Exercise requirements » Write the data below out exactly as it stands. Do not include the pictures.

>> start Given data

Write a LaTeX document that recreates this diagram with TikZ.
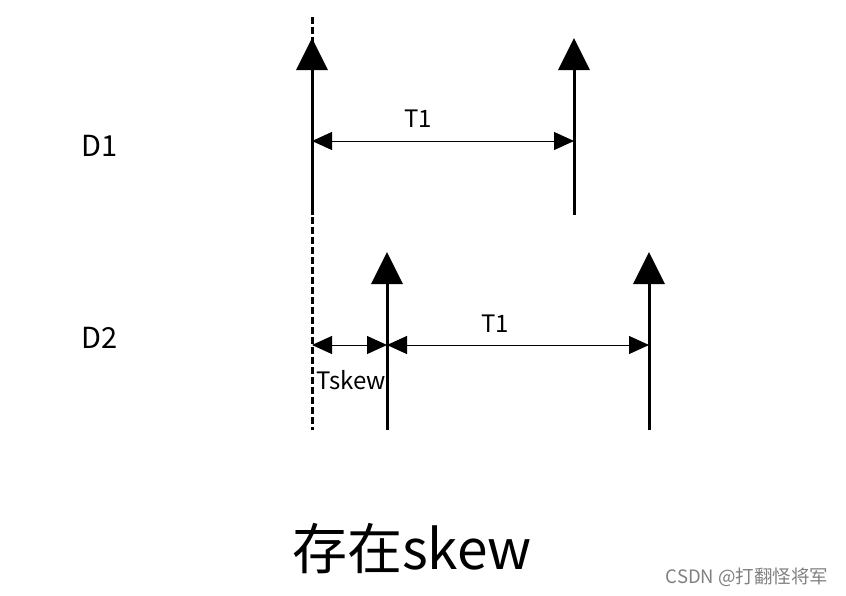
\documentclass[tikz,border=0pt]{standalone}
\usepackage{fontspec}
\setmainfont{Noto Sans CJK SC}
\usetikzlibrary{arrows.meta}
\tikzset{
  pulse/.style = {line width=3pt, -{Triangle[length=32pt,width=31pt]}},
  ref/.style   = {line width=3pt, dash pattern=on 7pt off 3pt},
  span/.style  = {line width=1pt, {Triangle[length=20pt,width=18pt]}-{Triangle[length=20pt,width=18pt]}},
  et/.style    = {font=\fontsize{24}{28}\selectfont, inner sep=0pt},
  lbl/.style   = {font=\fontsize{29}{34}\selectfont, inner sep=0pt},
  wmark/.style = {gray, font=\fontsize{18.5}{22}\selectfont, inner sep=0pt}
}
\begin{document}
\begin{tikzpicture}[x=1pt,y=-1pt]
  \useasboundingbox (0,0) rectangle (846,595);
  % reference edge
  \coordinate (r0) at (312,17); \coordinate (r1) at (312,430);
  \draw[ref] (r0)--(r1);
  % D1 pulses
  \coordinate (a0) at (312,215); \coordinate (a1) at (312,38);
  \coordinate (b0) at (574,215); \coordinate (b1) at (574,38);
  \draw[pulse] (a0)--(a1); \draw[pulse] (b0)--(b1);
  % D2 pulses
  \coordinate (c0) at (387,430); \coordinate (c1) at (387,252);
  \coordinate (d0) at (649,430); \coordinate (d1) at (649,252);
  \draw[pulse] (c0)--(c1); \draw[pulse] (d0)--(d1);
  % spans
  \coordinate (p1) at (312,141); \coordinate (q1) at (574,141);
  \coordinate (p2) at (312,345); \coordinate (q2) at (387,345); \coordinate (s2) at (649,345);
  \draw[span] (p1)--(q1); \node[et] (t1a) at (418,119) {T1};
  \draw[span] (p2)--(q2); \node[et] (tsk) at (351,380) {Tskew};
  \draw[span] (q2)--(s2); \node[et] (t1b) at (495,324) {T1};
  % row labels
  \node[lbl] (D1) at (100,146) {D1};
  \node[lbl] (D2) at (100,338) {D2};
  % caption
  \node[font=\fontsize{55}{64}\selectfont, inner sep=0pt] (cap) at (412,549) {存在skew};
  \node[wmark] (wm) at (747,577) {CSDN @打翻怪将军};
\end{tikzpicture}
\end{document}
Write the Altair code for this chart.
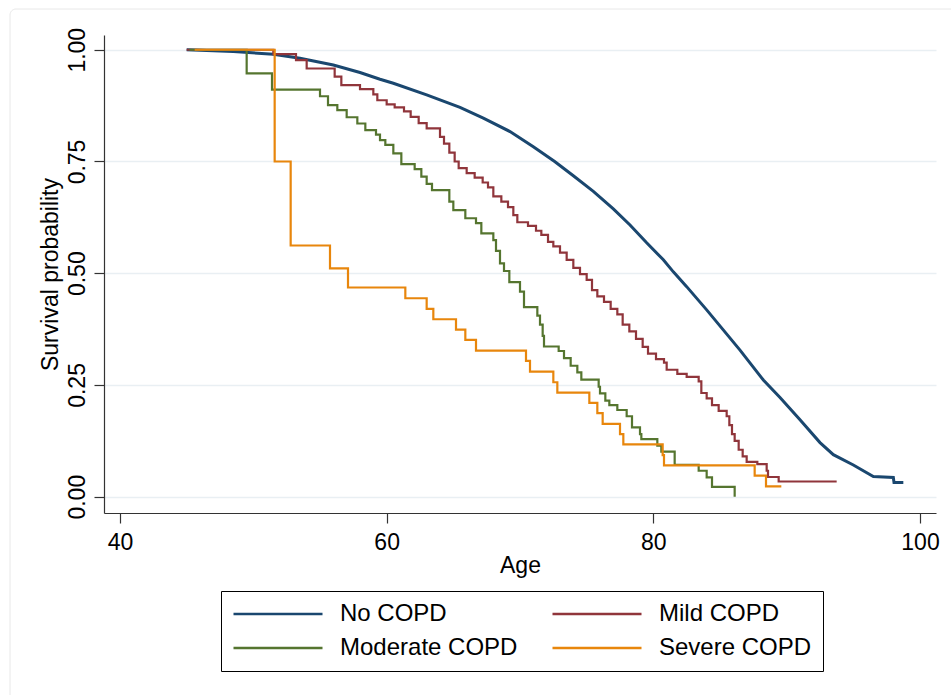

>> end Given data

Final answer »
Write a LaTeX document that recreates this diagram with TikZ.
\documentclass[tikz,border=0pt]{standalone}
\usepackage{fontspec}
\setmainfont{Noto Sans CJK SC}
\usetikzlibrary{arrows.meta}
\tikzset{
  pulse/.style = {line width=3pt, -{Triangle[length=32pt,width=31pt]}},
  ref/.style   = {line width=3pt, dash pattern=on 7pt off 3pt},
  span/.style  = {line width=1pt, {Triangle[length=20pt,width=18pt]}-{Triangle[length=20pt,width=18pt]}},
  et/.style    = {font=\fontsize{24}{28}\selectfont, inner sep=0pt},
  lbl/.style   = {font=\fontsize{29}{34}\selectfont, inner sep=0pt},
  wmark/.style = {gray, font=\fontsize{18.5}{22}\selectfont, inner sep=0pt}
}
\begin{document}
\begin{tikzpicture}[x=1pt,y=-1pt]
  \useasboundingbox (0,0) rectangle (846,595);
  % reference edge
  \coordinate (r0) at (312,17); \coordinate (r1) at (312,430);
  \draw[ref] (r0)--(r1);
  % D1 pulses
  \coordinate (a0) at (312,215); \coordinate (a1) at (312,38);
  \coordinate (b0) at (574,215); \coordinate (b1) at (574,38);
  \draw[pulse] (a0)--(a1); \draw[pulse] (b0)--(b1);
  % D2 pulses
  \coordinate (c0) at (387,430); \coordinate (c1) at (387,252);
  \coordinate (d0) at (649,430); \coordinate (d1) at (649,252);
  \draw[pulse] (c0)--(c1); \draw[pulse] (d0)--(d1);
  % spans
  \coordinate (p1) at (312,141); \coordinate (q1) at (574,141);
  \coordinate (p2) at (312,345); \coordinate (q2) at (387,345); \coordinate (s2) at (649,345);
  \draw[span] (p1)--(q1); \node[et] (t1a) at (418,119) {T1};
  \draw[span] (p2)--(q2); \node[et] (tsk) at (351,380) {Tskew};
  \draw[span] (q2)--(s2); \node[et] (t1b) at (495,324) {T1};
  % row labels
  \node[lbl] (D1) at (100,146) {D1};
  \node[lbl] (D2) at (100,338) {D2};
  % caption
  \node[font=\fontsize{55}{64}\selectfont, inner sep=0pt] (cap) at (412,549) {存在skew};
  \node[wmark] (wm) at (747,577) {CSDN @打翻怪将军};
\end{tikzpicture}
\end{document}
Write the Altair code for this chart.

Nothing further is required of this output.